Material provided:
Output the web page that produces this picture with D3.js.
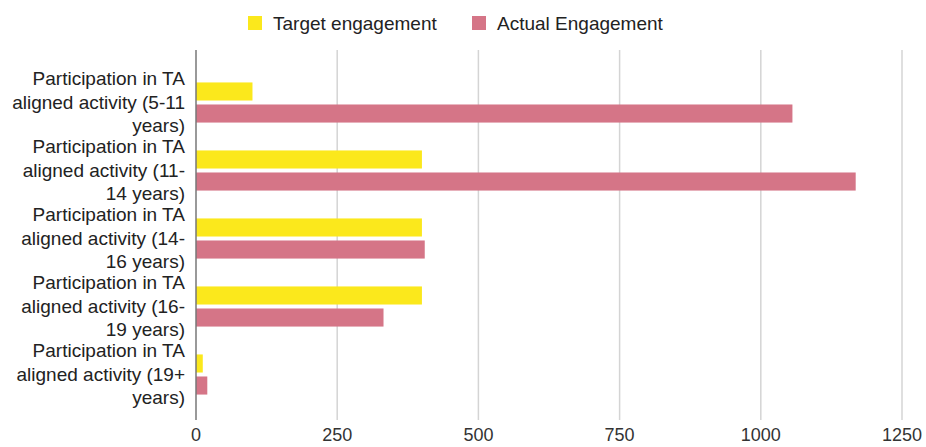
<!DOCTYPE html>
<html>
<head>
<meta charset="utf-8">
<script src="https://cdn.jsdelivr.net/npm/d3@7"></script>
<style>
  body { margin: 0; background: #fff; }
  svg text { font-family: "Liberation Sans", Arial, sans-serif; }
</style>
</head>
<body>
<svg id="chart" width="926" height="447"></svg>
<script>
// Data
const categories = [
  ["Participation in TA", "aligned activity (5-11", "years)"],
  ["Participation in TA", "aligned activity (11-", "14 years)"],
  ["Participation in TA", "aligned activity (14-", "16 years)"],
  ["Participation in TA", "aligned activity (16-", "19 years)"],
  ["Participation in TA", "aligned activity (19+", "years)"]
];
const seriesNames = ["Target engagement", "Actual Engagement"];
const targetValues = [100, 400, 400, 400, 12];
const actualValues = [1056, 1168, 405, 332, 20];
const xTicks = [0, 250, 500, 750, 1000, 1250];
const colors = ["#fbe81c", "#d57587"];

const svg = d3.select("#chart");
const plotLeft = 196, plotRight = 902, plotTop = 50, plotBottom = 420;
const fontSize = 19;
const lineStep = 23.3;

const x = d3.scaleLinear().domain([0, 1250]).range([plotLeft, plotRight]);
const y = d3.scaleBand().domain(d3.range(categories.length))
  .range([68.5, 408.5]).paddingInner(0.41).paddingOuter(0.205);
const ySub = d3.scaleBand().domain([0, 1]).range([0, y.bandwidth()]).paddingInner(0.18);

// gridlines
svg.append("g").selectAll("line")
  .data(xTicks.slice(1))
  .join("line")
  .attr("x1", d => x(d)).attr("x2", d => x(d))
  .attr("y1", plotTop).attr("y2", plotBottom)
  .attr("stroke", "#d4d4d4").attr("stroke-width", 1.5);

// tick labels
svg.append("g").selectAll("text")
  .data(xTicks)
  .join("text")
  .attr("x", d => x(d)).attr("y", 441)
  .attr("text-anchor", "middle")
  .style("font-size", "18px")
  .style("fill", "#333")
  .text(d => d);

// bars
const rows = categories.map((c, i) => ({ i, vals: [targetValues[i], actualValues[i]] }));
const groups = svg.append("g").selectAll("g")
  .data(rows)
  .join("g")
  .attr("transform", d => `translate(0,${y(d.i)})`);

groups.selectAll("rect")
  .data(d => d.vals.map((v, k) => ({ v, k })))
  .join("rect")
  .attr("x", x(0))
  .attr("y", d => ySub(d.k))
  .attr("width", d => x(d.v) - x(0))
  .attr("height", ySub.bandwidth())
  .attr("fill", d => colors[d.k]);

// zero axis line
svg.append("line")
  .attr("x1", x(0)).attr("x2", x(0))
  .attr("y1", plotTop).attr("y2", plotBottom)
  .attr("stroke", "#777").attr("stroke-width", 1.5);

// category labels (3 lines each, centred on the group)
const labels = svg.append("g").selectAll("text")
  .data(categories)
  .join("text")
  .attr("text-anchor", "end")
  .style("font-size", fontSize + "px")
  .style("fill", "#222")
  .attr("y", (d, i) => y(i) + y.bandwidth() / 2 + 6);

labels.selectAll("tspan")
  .data(d => d)
  .join("tspan")
  .attr("x", 185)
  .attr("dy", (d, j) => j === 0 ? -lineStep : lineStep)
  .text(d => d);

// legend
const legendX = [248, 472];
const legend = svg.append("g").selectAll("g")
  .data(seriesNames)
  .join("g")
  .attr("transform", (d, i) => `translate(${legendX[i]},16)`);
legend.append("rect")
  .attr("width", 14).attr("height", 14)
  .attr("fill", (d, i) => colors[i]);
legend.append("text")
  .attr("x", 25).attr("y", 7)
  .attr("dy", "0.35em")
  .style("font-size", fontSize + "px")
  .style("fill", "#222")
  .text(d => d);
</script>
</body>
</html>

Stated task: Give an exact reproduction of every line, leaving out any picture.

Answer to this task:
Output the web page that produces this picture with D3.js.
<!DOCTYPE html>
<html>
<head>
<meta charset="utf-8">
<script src="https://cdn.jsdelivr.net/npm/d3@7"></script>
<style>
  body { margin: 0; background: #fff; }
  svg text { font-family: "Liberation Sans", Arial, sans-serif; }
</style>
</head>
<body>
<svg id="chart" width="926" height="447"></svg>
<script>
// Data
const categories = [
  ["Participation in TA", "aligned activity (5-11", "years)"],
  ["Participation in TA", "aligned activity (11-", "14 years)"],
  ["Participation in TA", "aligned activity (14-", "16 years)"],
  ["Participation in TA", "aligned activity (16-", "19 years)"],
  ["Participation in TA", "aligned activity (19+", "years)"]
];
const seriesNames = ["Target engagement", "Actual Engagement"];
const targetValues = [100, 400, 400, 400, 12];
const actualValues = [1056, 1168, 405, 332, 20];
const xTicks = [0, 250, 500, 750, 1000, 1250];
const colors = ["#fbe81c", "#d57587"];

const svg = d3.select("#chart");
const plotLeft = 196, plotRight = 902, plotTop = 50, plotBottom = 420;
const fontSize = 19;
const lineStep = 23.3;

const x = d3.scaleLinear().domain([0, 1250]).range([plotLeft, plotRight]);
const y = d3.scaleBand().domain(d3.range(categories.length))
  .range([68.5, 408.5]).paddingInner(0.41).paddingOuter(0.205);
const ySub = d3.scaleBand().domain([0, 1]).range([0, y.bandwidth()]).paddingInner(0.18);

// gridlines
svg.append("g").selectAll("line")
  .data(xTicks.slice(1))
  .join("line")
  .attr("x1", d => x(d)).attr("x2", d => x(d))
  .attr("y1", plotTop).attr("y2", plotBottom)
  .attr("stroke", "#d4d4d4").attr("stroke-width", 1.5);

// tick labels
svg.append("g").selectAll("text")
  .data(xTicks)
  .join("text")
  .attr("x", d => x(d)).attr("y", 441)
  .attr("text-anchor", "middle")
  .style("font-size", "18px")
  .style("fill", "#333")
  .text(d => d);

// bars
const rows = categories.map((c, i) => ({ i, vals: [targetValues[i], actualValues[i]] }));
const groups = svg.append("g").selectAll("g")
  .data(rows)
  .join("g")
  .attr("transform", d => `translate(0,${y(d.i)})`);

groups.selectAll("rect")
  .data(d => d.vals.map((v, k) => ({ v, k })))
  .join("rect")
  .attr("x", x(0))
  .attr("y", d => ySub(d.k))
  .attr("width", d => x(d.v) - x(0))
  .attr("height", ySub.bandwidth())
  .attr("fill", d => colors[d.k]);

// zero axis line
svg.append("line")
  .attr("x1", x(0)).attr("x2", x(0))
  .attr("y1", plotTop).attr("y2", plotBottom)
  .attr("stroke", "#777").attr("stroke-width", 1.5);

// category labels (3 lines each, centred on the group)
const labels = svg.append("g").selectAll("text")
  .data(categories)
  .join("text")
  .attr("text-anchor", "end")
  .style("font-size", fontSize + "px")
  .style("fill", "#222")
  .attr("y", (d, i) => y(i) + y.bandwidth() / 2 + 6);

labels.selectAll("tspan")
  .data(d => d)
  .join("tspan")
  .attr("x", 185)
  .attr("dy", (d, j) => j === 0 ? -lineStep : lineStep)
  .text(d => d);

// legend
const legendX = [248, 472];
const legend = svg.append("g").selectAll("g")
  .data(seriesNames)
  .join("g")
  .attr("transform", (d, i) => `translate(${legendX[i]},16)`);
legend.append("rect")
  .attr("width", 14).attr("height", 14)
  .attr("fill", (d, i) => colors[i]);
legend.append("text")
  .attr("x", 25).attr("y", 7)
  .attr("dy", "0.35em")
  .style("font-size", fontSize + "px")
  .style("fill", "#222")
  .text(d => d);
</script>
</body>
</html>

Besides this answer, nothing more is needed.